Two-time world junior cycling champion Taylor Phinney hopes to follow in his parents’ footsteps and reach the medal podium at the Beijing Olympics.

Phinney will race in the 4km individual pursuit after winning the 3km world junior individual pursuit crown on July 12 at Cape Town, South Africa. Phinney also captured the world junior road race crown in 2007.

The 18-year-old American also dreams of taking a Tour de France title one day, leading a new generation of US hopefuls in the epic race after the record triumphs of Lance Armstrong and the doping disgrace of Floyd Landis. “I look up to those guys in the Tour and someday I want to be like them. Hopefully I will,” Phinney said.
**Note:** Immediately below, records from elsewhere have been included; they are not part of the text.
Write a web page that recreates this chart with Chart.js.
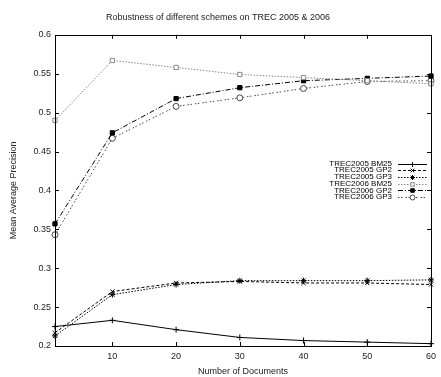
<!DOCTYPE html>
<html><head><meta charset="utf-8">
<script src="https://cdn.jsdelivr.net/npm/chart.js@4/dist/chart.umd.min.js"></script>
<style>html,body{margin:0;padding:0;background:#fff}#wrap{width:441px;height:377px}</style>
</head><body><div id="wrap"><canvas id="c" width="441" height="377"></canvas></div>
<script>
const xValues = [1, 10, 20, 30, 40, 50, 60];
const xTicks = [10, 20, 30, 40, 50, 60];
const yTicks = [0.2, 0.25, 0.3, 0.35, 0.4, 0.45, 0.5, 0.55, 0.6];
const seriesNames = ["TREC2005 BM25","TREC2005 GP2","TREC2005 GP3","TREC2006 BM25","TREC2006 GP2","TREC2006 GP3"];
const trec2005BM25 = [0.225, 0.233, 0.221, 0.211, 0.207, 0.205, 0.203];
const trec2005GP2  = [0.217, 0.270, 0.281, 0.283, 0.281, 0.281, 0.279];
const trec2005GP3  = [0.213, 0.266, 0.279, 0.284, 0.284, 0.284, 0.285];
const trec2006BM25 = [0.490, 0.567, 0.558, 0.549, 0.545, 0.541, 0.537];
const trec2006GP2  = [0.357, 0.474, 0.518, 0.532, 0.541, 0.544, 0.547];
const trec2006GP3  = [0.343, 0.467, 0.508, 0.519, 0.531, 0.540, 0.541];

const FONT = "'Liberation Sans', Arial, sans-serif";
const styles = [
  {color:'#000', dash:[], point:'cross', fill:'#000'},
  {color:'#000', dash:[3,2], point:'crossRot', fill:'#000'},
  {color:'#000', dash:[1.5,1.5], point:'star', fill:'#000'},
  {color:'#888', dash:[1.5,1.5], point:'rect', fill:'#fff'},
  {color:'#000', dash:[5,2,1,2], point:'rect', fill:'#000'},
  {color:'#444', dash:[1.5,1.5,1.5,3], point:'circle', fill:'#fff'}
];
const series = [trec2005BM25, trec2005GP2, trec2005GP3, trec2006BM25, trec2006GP2, trec2006GP3];

const datasets = series.map((vals, i) => ({
  label: seriesNames[i],
  data: vals.map((v, j) => ({x: xValues[j], y: v})),
  borderColor: styles[i].color,
  borderWidth: 1,
  borderDash: styles[i].dash,
  pointStyle: styles[i].point,
  pointRadius: 3,
  pointBorderWidth: 1,
  pointBorderColor: styles[i].color,
  pointBackgroundColor: styles[i].fill,
  tension: 0,
  fill: false,
  clip: false
}));

const framePlugin = {
  id: 'frame',
  afterDatasetsDraw(chart) {
    const ctx = chart.ctx, a = chart.chartArea;
    const xs = chart.scales.x, ys = chart.scales.y;
    ctx.save();
    ctx.strokeStyle = '#000';
    ctx.lineWidth = 1;
    ctx.setLineDash([]);
    ctx.strokeRect(Math.round(a.left)+0.5, Math.round(a.top)+0.5, Math.round(a.right-a.left), Math.round(a.bottom-a.top));
    const L = 4;
    ctx.beginPath();
    xTicks.forEach(t => {
      const px = Math.round(xs.getPixelForValue(t)) + 0.5;
      ctx.moveTo(px, a.bottom); ctx.lineTo(px, a.bottom - L);
      ctx.moveTo(px, a.top); ctx.lineTo(px, a.top + L);
    });
    yTicks.forEach(t => {
      const py = Math.round(ys.getPixelForValue(t)) + 0.5;
      ctx.moveTo(a.left, py); ctx.lineTo(a.left + L, py);
      ctx.moveTo(a.right, py); ctx.lineTo(a.right - L, py);
    });
    ctx.stroke();
    // legend
    ctx.font = '8px ' + FONT;
    ctx.textAlign = 'right';
    ctx.textBaseline = 'middle';
    const textX = 392, lx0 = 398, lx1 = 427, y0 = 163.5, dy = 6.7;
    chart.data.datasets.forEach((ds, i) => {
      const y = y0 + i * dy;
      ctx.fillStyle = '#000';
      ctx.fillText(ds.label, textX, y);
      ctx.strokeStyle = ds.borderColor;
      ctx.setLineDash(ds.borderDash);
      ctx.beginPath();
      ctx.moveTo(lx0, Math.round(y)+0.5); ctx.lineTo(lx1, Math.round(y)+0.5);
      ctx.stroke();
      ctx.setLineDash([]);
      ctx.fillStyle = ds.pointBackgroundColor;
      ctx.strokeStyle = ds.pointBorderColor;
      Chart.helpers.drawPoint(ctx, {pointStyle: ds.pointStyle, radius: 2.5, rotation: 0, borderWidth: 1}, (lx0+lx1)/2, Math.round(y)+0.5);
    });
    ctx.restore();
  }
};

new Chart(document.getElementById('c'), {
  type: 'line',
  data: { datasets },
  plugins: [framePlugin],
  options: {
    responsive: false,
    animation: false,
    devicePixelRatio: 1,
    layout: { padding: { left: 0, right: 5, top: 0, bottom: 0 } },
    plugins: {
      legend: { display: false },
      tooltip: { enabled: false },
      title: {
        display: true,
        text: 'Robustness of different schemes on TREC 2005 & 2006',
        color: '#222',
        font: { family: FONT, size: 9, weight: 'normal' },
        padding: { top: 12, bottom: 12 }
      }
    },
    scales: {
      x: {
        type: 'linear', min: 1, max: 60,
        afterBuildTicks: s => { s.ticks = xTicks.map(v => ({value: v})); },
        ticks: { color: '#222', font: { family: FONT, size: 9 }, padding: 5, maxRotation: 0 },
        grid: { display: false, drawTicks: false },
        border: { display: false },
        title: { display: true, text: 'Number of Documents', color: '#222', font: { family: FONT, size: 9 }, padding: { top: 5, bottom: 0 } },
        afterFit: s => { s.height = 31; }
      },
      y: {
        type: 'linear', min: 0.2, max: 0.6,
        afterBuildTicks: s => { s.ticks = yTicks.map(v => ({value: v})); },
        ticks: { color: '#222', font: { family: FONT, size: 9 }, padding: 4, callback: v => String(+v.toFixed(2)) },
        grid: { display: false, drawTicks: false },
        border: { display: false },
        title: { display: true, text: 'Mean Average Precision', color: '#222', font: { family: FONT, size: 9 }, padding: { top: 8, bottom: 0 } },
        afterFit: s => { s.height; s.width = 55; }
      }
    }
  }
});
</script>
</body></html>
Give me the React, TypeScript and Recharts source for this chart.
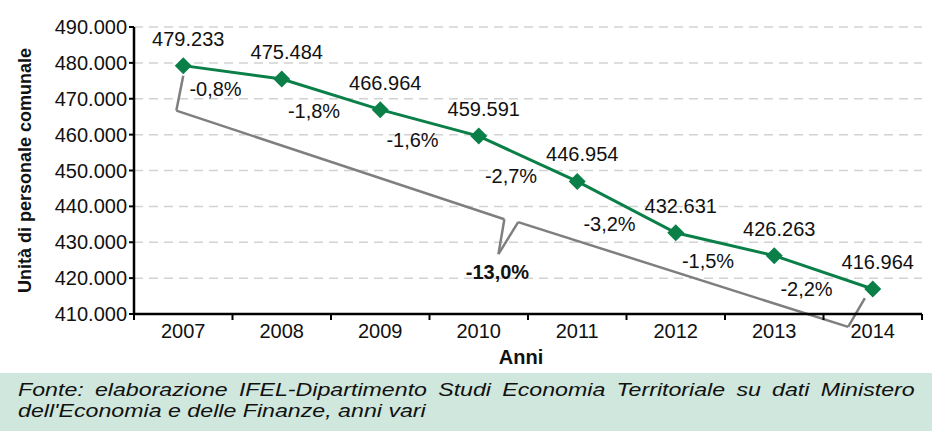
import React from 'react';
import {
  ComposedChart, Line, XAxis, YAxis, CartesianGrid, LabelList, ReferenceLine, ReferenceDot,
} from 'recharts';

const YEARS = ['2007', '2008', '2009', '2010', '2011', '2012', '2013', '2014'];
const STAFF = [479233, 475484, 466964, 459591, 446954, 432631, 426263, 416964];
const CHANGES = ['-0,8%', '-1,8%', '-1,6%', '-2,7%', '-3,2%', '-1,5%', '-2,2%'];
const Y_TICKS = [410000, 420000, 430000, 440000, 450000, 460000, 470000, 480000, 490000];

// bracket showing total change 2007 -> 2014 (x in band index units)
const BRACKET = [
  { x: 0.0, y: 476400 },
  { x: -0.07, y: 466700 },
  { x: 3.26, y: 436400 },
  { x: 3.2, y: 426700 },
  { x: 3.4, y: 435600 },
  { x: 6.75, y: 406400 },
  { x: 6.92, y: 414400 },
];
const TOTAL_LABEL = { x: 3.19, y: 421700, text: '-13,0%' };

const GREEN = '#0a8048';
const FONT = '"Liberation Sans", Arial, sans-serif';

const fmt = (v: number) => v.toLocaleString('de-DE');

const data = YEARS.map((year, i) => ({ year, value: STAFF[i] }));
const mids = CHANGES.map((pct, i) => ({
  x: i + 0.5,
  mid: (STAFF[i] + STAFF[i + 1]) / 2,
  pct,
}));

const Diamond = (props: any) => {
  const { cx, cy } = props;
  if (cx == null || cy == null) return null;
  const s = 8.5;
  return <polygon points={`${cx},${cy - s} ${cx + s},${cy} ${cx},${cy + s} ${cx - s},${cy}`} fill={GREEN} />;
};

// year label centred in the band, tick mark on the band edges
const YearTick = (props: any) => {
  const { x, y, payload, index, visibleTicksCount } = props;
  const half = payload.offset || 0;
  const axisY = y - 10;
  const isLast = index === (visibleTicksCount ?? YEARS.length) - 1;
  return (
    <g>
      <line x1={x - half} x2={x - half} y1={axisY} y2={axisY + 6} stroke="#000" strokeWidth={2} />
      {isLast && <line x1={x + half} x2={x + half} y1={axisY} y2={axisY + 6} stroke="#000" strokeWidth={2} />}
      <text x={x} y={y} dy="0.71em" textAnchor="middle" fontSize={20} fill="#111" fontFamily={FONT}>
        {payload.value}
      </text>
    </g>
  );
};

export default function App() {
  return (
    <div style={{ position: 'absolute', left: 0, top: 0, width: 932, height: 431, background: '#fff', fontFamily: FONT, overflow: 'hidden' }}>
      <ComposedChart width={932} height={372} data={data} margin={{ top: 27, right: 10, left: 0, bottom: 0 }}>
        <CartesianGrid vertical={false} stroke="#d2d2d2" strokeWidth={1.5} strokeDasharray="9 6" />
        <XAxis xAxisId="n" type="number" dataKey="x" domain={[-0.5, 7.5]} hide />
        <XAxis
          xAxisId="c"
          dataKey="year"
          scale="band"
          height={58}
          tickLine={false}
          tickSize={6}
          tickMargin={4}
          interval={0}
          axisLine={{ stroke: '#000', strokeWidth: 2.5 }}
          tick={<YearTick />}
          label={{
            content: (p: any) => {
              const vb = p.viewBox;
              return (
                <text x={521} y={vb.y + vb.height - 8} textAnchor="middle" fontSize={20} fontWeight="bold" fill="#111" fontFamily={FONT}>
                  Anni
                </text>
              );
            },
          }}
        />
        <YAxis
          domain={[410000, 490000]}
          ticks={Y_TICKS}
          tickFormatter={fmt}
          width={134}
          axisLine={{ stroke: '#000', strokeWidth: 2.5 }}
          tickLine={{ stroke: '#000', strokeWidth: 2 }}
          tickSize={5}
          tick={{ fontSize: 20, fill: '#111', fontFamily: FONT }}
          label={{
            content: (p: any) => {
              const vb = p.viewBox;
              const cx = 25;
              const cy = vb.y + vb.height / 2;
              return (
                <text x={cx} y={cy} transform={`rotate(-90, ${cx}, ${cy})`} textAnchor="middle" dominantBaseline="central" fontSize={18} fontWeight="bold" fill="#111" fontFamily={FONT}>
                  Unità di personale comunale
                </text>
              );
            },
          }}
        />
        {BRACKET.slice(1).map((p, i) => (
          <ReferenceLine
            key={i}
            xAxisId="n"
            segment={[BRACKET[i], p]}
            stroke="#7f7f7f"
            strokeWidth={2.5}
            ifOverflow="visible"
          />
        ))}
        <ReferenceDot
          xAxisId="n"
          x={TOTAL_LABEL.x}
          y={TOTAL_LABEL.y}
          r={0}
          ifOverflow="visible"
          label={{
            content: (p: any) => (
              <text x={p.viewBox.cx ?? p.viewBox.x} y={p.viewBox.cy ?? p.viewBox.y} textAnchor="middle" dominantBaseline="central" fontSize={20} fontWeight="bold" fill="#111" fontFamily={FONT}>
                {TOTAL_LABEL.text}
              </text>
            ),
          }}
        />
        <Line
          xAxisId="n"
          data={mids}
          dataKey="mid"
          stroke="none"
          dot={false}
          activeDot={false}
          isAnimationActive={false}
        >
          <LabelList
            dataKey="pct"
            content={(p: any) => (
              <text x={p.x - 17} y={p.y + 17} textAnchor="middle" dominantBaseline="central" fontSize={20} fill="#111" fontFamily={FONT}>
                {p.value}
              </text>
            )}
          />
        </Line>
        <Line
          xAxisId="c"
          dataKey="value"
          stroke={GREEN}
          strokeWidth={3}
          dot={<Diamond />}
          activeDot={false}
          isAnimationActive={false}
        >
          <LabelList
            dataKey="value"
            content={(p: any) => (
              <text x={p.x + 5} y={p.y - 27} textAnchor="middle" dominantBaseline="central" fontSize={20} fill="#111" fontFamily={FONT}>
                {fmt(p.value)}
              </text>
            )}
          />
        </Line>
      </ComposedChart>
      <div style={{ position: 'absolute', left: 0, top: 373, width: 932, height: 58, background: '#cfe7dc' }} />
      <div
        style={{
          position: 'absolute', left: 18, top: 379, width: 735, transform: 'scaleX(1.22)', transformOrigin: '0 0',
          fontFamily: '"Liberation Sans", Arial, sans-serif', fontStyle: 'italic', fontSize: 19, lineHeight: '21px', color: '#111',
        }}
      >
        <div style={{ textAlign: 'justify', textAlignLast: 'justify' }}>
          Fonte: elaborazione IFEL-Dipartimento Studi Economia Territoriale su dati Ministero
        </div>
        <div>dell'Economia e delle Finanze, anni vari</div>
      </div>
    </div>
  );
}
Phinney, likely to make his Tour debut next year, welcomes the Tour doping crackdown that has continued this year and famously nabbed Landis, who was stripped of his 2006 victory after testing positive. “It’s good for the sport because it’s bringing us out of the dark hole we’ve created for ourselves. I’m glad to be at the head of the new clean riders coming into the sport,” Phinney said. “Having my mom and dad gave me a positive attitude about the sport. I didn’t hear or read a lot about the doping.”

Phinney’s mother, Connie Carpenter-Phinney, won the 1984 inaugural Olympic women’s road race and also competed as a 1,500m speedskater at the 1972 Winter Olympics.

Phinney’s father, Davis Phinney, took bronze in the 1984 Olympic men’s road race and two years later became the first US rider to capture a Tour de France stage.

Davis Phinney was diagnosed in 2000 with Parkinson’s Disease, a degenerative affliction of the nervous system, but has responded well after surgery. Taylor says little regarding how the family has coped with the strain of his father’s health issues, noting his mother as been inspirational. “It makes her job as a wife and mother that much harder,” he said.

Carpenter-Phinney admits she worries like any other mom when she sees the lad once known as “Mini Phinney” zipping around a velodrome. “There’s certainly a lot to be afraid of when people fall at high speeds,” she said. “I’m a mother. I’m going to worry no matter what he does.”

For many years, she expected that would mean watching football matches, not cycling. But a chance meeting with another cycling star’s son set Taylor on a path to pelotons and away from pitches. “He never really considered cycling until he met Eddy Mercyx’s son,” said Carptener-Phinney. “Taylor thought, ‘Wow, I could be like that.’ It just wasn’t going to be on his radar. We thought he was going to play soccer. “We had a lot of conversations and he said, ‘I think I want to try this.'”

Taylor and his father attended the 2005 Tour de France and last October in his first track cycling event, Taylor won the US title and last January, in only his fourth competition, he won a World Cup event in Los Angeles. Now he will put off studies at the University of Colorado and follow his Tour de France dream. “I have my whole life to go back to college,” he said. “I’ll get so much more experience in Europe and the whole racing thing than I could in the classroom.”